Pulpo at Guretoki, one of the city’s best venues for pinxtos
The Basque country can pride itself for having some of the best restaurants in the world as well as a multitude of cafes and bars serving Basque tapas or ‘pintxos’. It seems hard to go wrong with these petit snacks but a few really stand out. The historic Cafe Iruna has a lovely Moorish decor. Don’t leave without trying the popular Moroccan lamb skewers, prepared on an inside barbecue. Bar Bacaicoa on Plaza Miguel de Unamuno has been serving grilled chorizo and mushroom pinxtos for over 50 years. Also not to be missed is Guretoki on Plaza Nueva where the pulpo and softshell crab are essential.
4. Vizcaya Bridge, the world’s first transporter bridge built in 1893 near Bilbao
Slightly further afield but easily reachable by Norman Foster’s RIBA award-winning Metro, is the Vizcaya Bridge, a World Heritage site. Built in 1893 and the first of its kind, this remarkable ‘hanging bridge’ links the towns of Portugalete and Las Arenas crossing the mouth of the Nervion River. The bridge is more commonly known as Puente Colgante (the hanging bridge) because it features a gondola suspended by steel cables that can transport 6 cars and about 30 foot passengers across the river in a minute and a half.

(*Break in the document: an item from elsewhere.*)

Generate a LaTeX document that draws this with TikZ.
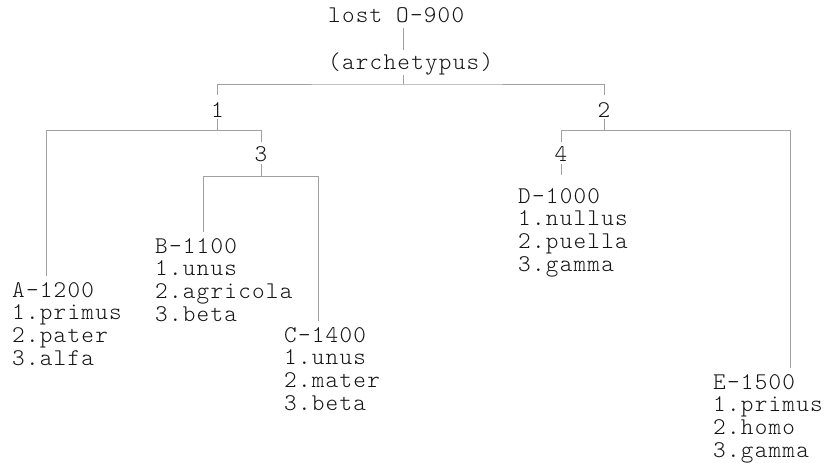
\documentclass[tikz,border=0pt]{standalone}
\usepackage{fontspec}
\newfontfamily\cour{lmmonolt10-regular.otf}[LetterSpace=5.2]
\definecolor{linegray}{RGB}{160,160,160}
\definecolor{inkc}{RGB}{20,20,20}
% one manuscript: siglum line plus three readings, first baseline is the node base
\newcommand\wit[4]{\vtop{\hbox{\rule{0pt}{20.5pt}#1}\hbox{#2}\hbox{#3}\hbox{#4}}}
\tikzset{
  conn/.style={draw=linegray, line width=1pt},
  txt/.style={font=\cour\fontsize{24}{22.7}\selectfont, inner sep=0pt, text=inkc},
  lvlone/.style={txt, text height=22pt, text depth=2pt, anchor=base},
  lvltwo/.style={txt, text height=19pt, text depth=3pt, anchor=base},
  leaf/.style={txt, anchor=base west},
}
\begin{document}
\begin{tikzpicture}[x=1pt, y=-1pt]
  \useasboundingbox (0,0) rectangle (827,463);

  % archetype
  \node[txt, anchor=base west, text depth=5pt] (lost) at (328,23) {lost O-900};
  \node[txt, anchor=base west, text height=19pt, text depth=6pt] (arch) at (328,69) {(archetypus)};

  % hyparchetypes
  \node[lvlone] (n1) at (217.5,117) {1};
  \node[lvlone] (n2) at (604,117) {2};
  \node[lvltwo] (n3) at (261,161) {3};
  \node[lvltwo] (n4) at (561,161) {4};

  % extant witnesses
  \node[leaf] (A) at (12,297)  {\wit{A-1200}{1.primus}{2.pater}{3.alfa}};
  \node[leaf] (B) at (155,253) {\wit{B-1100}{1.unus}{2.agricola}{3.beta}};
  \node[leaf] (C) at (284,342) {\wit{C-1400}{1.unus}{2.mater}{3.beta}};
  \node[leaf] (D) at (518,203) {\wit{D-1000}{1.nullus}{2.puella}{3.gamma}};
  \node[leaf] (E) at (713,389) {\wit{E-1500}{1.primus}{2.homo}{3.gamma}};

  % junctions on the horizontal bars
  \coordinate (jtop) at (403,84);
  \coordinate (jA) at (46,130);
  \coordinate (jB) at (203,176);
  \coordinate (jC) at (318,176);
  \coordinate (jE) at (790,130);

  % stemma lines
  \draw[conn] (lost.south -| jtop) -- (arch.north -| jtop);
  \draw[conn] (arch.south -| jtop) -- (jtop);
  \draw[conn] (n1.north) |- (jtop) -| (n2.north);

  \draw[conn] (n1.south) -- (n1.south |- jA);
  \draw[conn] (n3.north) |- (jA) -- (jA |- A.north);

  \draw[conn] (n3.south) -- (n3.south |- jB);
  \draw[conn] (jB |- B.north) -- (jB) -- (jC) -- (jC |- C.north);

  \draw[conn] (n2.south) -- (n2.south |- jE);
  \draw[conn] (n4.north) |- (jE) -- (jE |- E.north);
  \draw[conn, shorten >=7.5pt] (n4.south) -- (n4.south |- D.north);
\end{tikzpicture}
\end{document}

Santiago Calatrava’s Zubiziri bridge
After visiting Margaret Harrison’s exhibition downstairs at Azkuna Zentroa, explore the rest of this Phillipe Starck designed culture and leisure centre. On the main floor you’ll see 43 individually designed pillars in marble, stone, terracotta, bronze, aluminum and wood, each representing different historical periods. Then look up and see the swimmers in the glass bottomed swimming pool far above. Don’t worry, the glass is frosted so it’s not as voyeuristic as it sounds. Many of the architectural marvels are along the River Nervion, which has a fantastic array of bridges. Zubizuri (Basque for ‘white bridge’), a stunning suspension cable footbridge is also known as the Calatrava Bridge after Santiago Calatrava, the architect who built it. The striking arched structure resembles a sailboat but its glass surface was too slippery when it rained so it had to be covered with a rubber mat which while more practical does detract from its beauty somewhat. La Salve, the red bridge beside the Guggenheim was built in the early 1970s and was the first bridge in Spain to be built with the cable-stayed system. It has only been red since 2007 when, on the tenth anniversary of the Guggenheim, a great red gate by the French artist Daniel Buren called “L’arc rouge” was added.